Thursday, June 28, 2012

Materialism, the Supernatural and the More

6/28/2012—Last Sunday, I went to our Unitarian Church to hear a talk from one of our neighbors about his atheism. For him, atheism means the absence of the supernatural. There is no God who creates and does tricks with the laws of nature. Human existence is explainable in terms of the Big Bang that starts everything and evolution that then develops everything. Religion’s evolutionary advantage was cooperation and control. But now religion has become counter evolutionary as we become one humanity and is the source of most (all?) of our problems. He goes to church because it makes him feel good and he loves his daughter and hopes that people remember him fondly after he dies.

Aside from the normal atheist error about religion and conflict—which to be fair, was acknowledged in the talk—that people do not so much fight about religion as fight about everything including religion, I did not disagree with much that my neighbor had to say. The problem lay in what was left out, what Brook Ziporyn calls the “moreitivity” of everything. All that has power, depth and interest was left out. All mystery—for example, why does the universe select for empathetic meaning seekers like us? And why do we feel that what we do matters? Or, as the character says in City of God, why do we live in moral consequence?
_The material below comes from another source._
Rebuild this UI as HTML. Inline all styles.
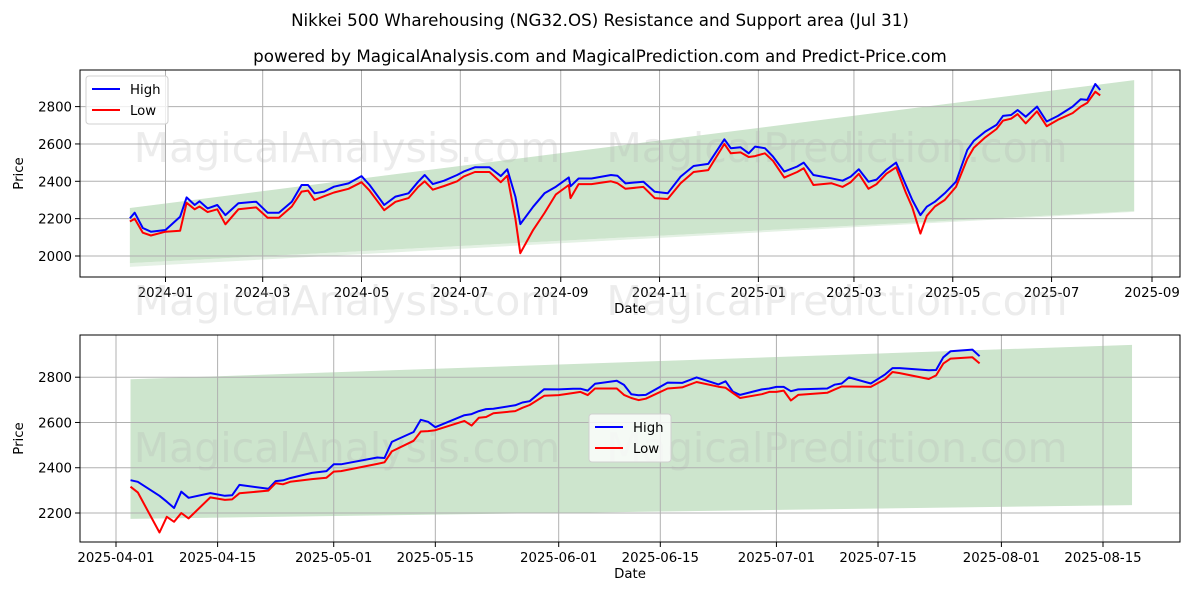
<!DOCTYPE html>
<html><head><meta charset="utf-8"><style>
body{margin:0;background:#fff;}
svg text{font-family:"DejaVu Sans","Liberation Sans",sans-serif;}
</style></head><body>
<svg id="c" width="1200" height="600" xmlns="http://www.w3.org/2000/svg">
<rect width="1200" height="600" fill="#fff"/>
<text x="600" y="26" text-anchor="middle" font-size="16.7">Nikkei 500 Wharehousing (NG32.OS) Resistance and Support area (Jul 31)</text>
<text x="600" y="62" text-anchor="middle" font-size="16.7">powered by MagicalAnalysis.com and MagicalPrediction.com and Predict-Price.com</text>
</svg>
<script>
// ===== Top chart data (days since 2024-01-01) =====
const topDays=[-22,-19,-14,-9,0,9,13,18,21,26,32,37,45,56,63,70,78,84,88,92,98,104,113,121,126,135,142,150,156,160,165,172,180,184,191,200,207,211,216,219,227,234,241,249,250,255,263,275,279,284,295,302,310,318,326,335,345,349,355,360,364,370,375,382,390,394,400,411,418,423,428,434,439,445,451,457,461,466,470,475,481,488,495,499,506,513,517,522,526,531,538,544,551,560,565,569,574,577];
const topHigh=[2202,2232,2150,2130,2139,2210,2314,2273,2293,2255,2273,2219,2282,2291,2232,2232,2291,2380,2380,2336,2345,2371,2389,2428,2380,2273,2318,2336,2398,2434,2385,2403,2434,2452,2475,2475,2428,2464,2318,2171,2264,2336,2371,2421,2373,2415,2415,2434,2430,2389,2398,2344,2336,2425,2482,2493,2625,2577,2582,2550,2586,2577,2532,2452,2479,2500,2434,2416,2403,2425,2464,2398,2409,2461,2500,2380,2300,2219,2264,2291,2336,2398,2568,2617,2666,2702,2750,2755,2782,2746,2800,2720,2750,2800,2839,2836,2921,2889];
const topLow=[2185,2200,2125,2110,2130,2135,2285,2250,2265,2235,2250,2170,2250,2260,2205,2205,2265,2345,2350,2300,2320,2340,2360,2395,2350,2245,2290,2310,2370,2400,2355,2375,2400,2425,2450,2450,2395,2430,2200,2015,2140,2230,2330,2380,2310,2385,2385,2400,2390,2360,2370,2310,2305,2390,2450,2460,2600,2550,2555,2530,2535,2550,2510,2420,2450,2470,2380,2390,2370,2395,2440,2360,2385,2440,2475,2340,2260,2120,2215,2265,2300,2370,2520,2580,2635,2680,2725,2735,2760,2710,2775,2695,2730,2765,2800,2820,2880,2860];
const topBandDays=[-22,598];
const topBandUpper=[2257,2942];
const topBandLower=[1962,2240];
const topBandLower2=[1942,2236];
const topTickLabels=["2024-01","2024-03","2024-05","2024-07","2024-09","2024-11","2025-01","2025-03","2025-05","2025-07","2025-09"];
const topTickDays=[0,60,121,182,244,305,366,425,486,547,609];
const topYTicks=[2000,2200,2400,2600,2800];
// ===== Bottom chart data (days since 2025-04-01) =====
const botDays=[2,3,6,7,8,9,10,13,15,16,17,21,22,23,24,27,29,30,31,36,37,38,41,42,43,44,48,49,50,51,52,55,56,57,59,61,63,64,65,66,69,70,71,72,73,76,78,80,83,84,85,86,89,90,91,92,93,94,98,99,100,101,104,106,107,108,112,113,114,115,118,119];
const botHigh=[2345,2338,2276,2250,2222,2294,2267,2288,2276,2278,2324,2307,2341,2344,2354,2377,2385,2415,2415,2445,2443,2514,2558,2612,2603,2579,2632,2637,2650,2659,2661,2676,2688,2694,2747,2746,2749,2749,2741,2771,2784,2766,2725,2720,2722,2776,2775,2799,2768,2782,2736,2722,2746,2750,2757,2757,2738,2746,2750,2767,2772,2799,2772,2813,2840,2840,2831,2832,2888,2915,2922,2893];
const botLow=[2316,2291,2114,2183,2161,2200,2176,2269,2258,2260,2287,2299,2332,2327,2338,2350,2356,2383,2385,2417,2424,2472,2519,2560,2562,2566,2607,2586,2621,2624,2641,2650,2665,2677,2718,2721,2730,2735,2721,2750,2750,2722,2708,2699,2705,2750,2755,2779,2758,2753,2730,2708,2725,2735,2735,2741,2697,2722,2731,2745,2759,2759,2757,2792,2823,2818,2792,2808,2860,2882,2888,2861];
const botBandDays=[2,140];
const botBandUpper=[2791,2943];
const botBandLower=[2174,2235];
const botTickLabels=["2025-04-01","2025-04-15","2025-05-01","2025-05-15","2025-06-01","2025-06-15","2025-07-01","2025-07-15","2025-08-01","2025-08-15"];
const botTickDays=[0,14,30,44,61,75,91,105,122,136];
const botYTicks=[2200,2400,2600,2800];

const NS="http://www.w3.org/2000/svg";
const svg=document.getElementById('c');
function mk(tag,attrs,parent){const e=document.createElementNS(NS,tag);for(const k in attrs)e.setAttribute(k,attrs[k]);(parent||svg).appendChild(e);return e;}

function drawPanel(P){
  const g=mk('g',{});
  
  
  const xs=d=>P.x0+(d-P.d0)*(P.x1-P.x0)/(P.d1-P.d0);
  const ys=v=>P.y0+(v-P.v0)*(P.y1-P.y0)/(P.v1-P.v0);
  if(P.lower2){
    const b2=mk('polygon',{points:[[xs(P.bd[0]),ys(P.lower[0])],[xs(P.bd[1]),ys(P.lower[1])],[xs(P.bd[1]),ys(P.lower2[1])],[xs(P.bd[0]),ys(P.lower2[0])]].map(p=>p.join(',')).join(' '),fill:'#e4f1e4'},g);
    
    
  }
  const b=mk('polygon',{points:[[xs(P.bd[0]),ys(P.upper[0])],[xs(P.bd[1]),ys(P.upper[1])],[xs(P.bd[1]),ys(P.lower[1])],[xs(P.bd[0]),ys(P.lower[0])]].map(p=>p.join(',')).join(' '),fill:'#cde5cd'},g);
  
  
  P.tickDays.forEach((d,i)=>{
    const x=xs(d);
    const l=mk('line',{x1:x,x2:x,y1:P.top,y2:P.bottom,stroke:'#b0b0b0','stroke-width':1},g);
    
    
    mk('line',{x1:x,x2:x,y1:P.bottom,y2:P.bottom+5,stroke:'#000'},g);
    const t=mk('text',{x:x,y:P.bottom+20,'text-anchor':'middle','font-size':13.3},g);
    t.textContent=P.tickLabels[i];
    
    
  });
  P.yTicks.forEach(v=>{
    const y=ys(v);
    const l=mk('line',{x1:P.left,x2:P.right,y1:y,y2:y,stroke:'#b0b0b0','stroke-width':1},g);
    
    
    mk('line',{x1:P.left-5,x2:P.left,y1:y,y2:y,stroke:'#000'},g);
    const t=mk('text',{x:P.left-8,y:y+5,'text-anchor':'end','font-size':13.3},g);
    t.textContent=v;
    
    
  });
  P.wm.forEach(w=>{
    const t=mk('text',{x:w[0],y:w[1],'text-anchor':'middle','font-size':41,fill:'#b4b4b4','fill-opacity':0.25},g);
    t.textContent=w[2];
    
    
  });
  const line=(days,vals,col,name)=>{
    const p=mk('polyline',{points:days.map((d,i)=>xs(d).toFixed(1)+','+ys(vals[i]).toFixed(1)).join(' '),fill:'none',stroke:col,'stroke-width':2,'stroke-linejoin':'round'},g);
    
    
  };
  line(P.days,P.high,'#0000ff','high-line');
  line(P.days,P.low,'#ff0000','low-line');
  const f=mk('rect',{x:P.left,y:P.top,width:P.right-P.left,height:P.bottom-P.top,fill:'none',stroke:'#000','stroke-width':1},g);
  
  
  const xl=mk('text',{x:(P.left+P.right)/2,y:P.bottom+36,'text-anchor':'middle','font-size':13.3},g);
  xl.textContent='Date';
  
  
  const yl=mk('text',{x:0,y:0,'text-anchor':'middle','font-size':13.3,transform:`translate(${P.left-57},${(P.top+P.bottom)/2}) rotate(-90)`},g);
  yl.textContent='Price';
  
  
  const L=mk('g',{transform:`translate(${P.leg[0]},${P.leg[1]})`},g);
  
  
  mk('rect',{x:0,y:0,width:82,height:48,rx:3,fill:'#fff','fill-opacity':0.8,stroke:'#d0d0d0'},L);
  [['High','#0000ff',13],['Low','#ff0000',34]].forEach(e=>{
    const en=mk('g',{},L);
    
    
    mk('line',{x1:6,x2:34,y1:e[2],y2:e[2],stroke:e[1],'stroke-width':2},en);
    const t=mk('text',{x:44,y:e[2]+5,'font-size':13.3},en);
    t.textContent=e[0];
  });
}

drawPanel({name:'top-chart',left:80,right:1180,top:70,bottom:277,
  x0:165.5,x1:1152,d0:0,d1:609,y0:256,y1:106.6,v0:2000,v1:2800,
  days:topDays,high:topHigh,low:topLow,bd:topBandDays,upper:topBandUpper,lower:topBandLower,lower2:topBandLower2,
  tickDays:topTickDays,tickLabels:topTickLabels,yTicks:topYTicks,
  wm:[[347,162,'MagicalAnalysis.com'],[837,162,'MagicalPrediction.com'],[347,315,'MagicalAnalysis.com'],[837,315,'MagicalPrediction.com']],
  leg:[86,76]});
drawPanel({name:'bottom-chart',left:80,right:1180,top:335,bottom:542,
  x0:116,x1:1103,d0:0,d1:136,y0:513,y1:377.2,v0:2200,v1:2800,
  days:botDays,high:botHigh,low:botLow,bd:botBandDays,upper:botBandUpper,lower:botBandLower,
  tickDays:botTickDays,tickLabels:botTickLabels,yTicks:botYTicks,
  wm:[[347,462,'MagicalAnalysis.com'],[837,462,'MagicalPrediction.com']],
  leg:[589,414]});
</script>
</body></html>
I am describing here the flatness of atheism as currently understood, even leaving aside what the God myth might mean apart from simple supernaturalism. The problem in philosophical terms is the criticism by Ernst Cassirer at the time of the coming of Nazism in Germany. As Raymond Barfield describes in The Ancient Quarrel Between Philosophy and Poetry (p. 176), Cassirer argued that “any complete philosophy must begin with a philosophy of myth.” The Nazis combined the power of myth with the weapons of industrialization to create something monstrous and powerful. Myth is the origin of meaning and language. It cannot be defeated but must be acknowledged and—what?—tamed? Used? How? Through the free imagination. But this does not happen when our best minds dismiss the romance and importance of the a-rational.

This kind of atheism will never build a civilization.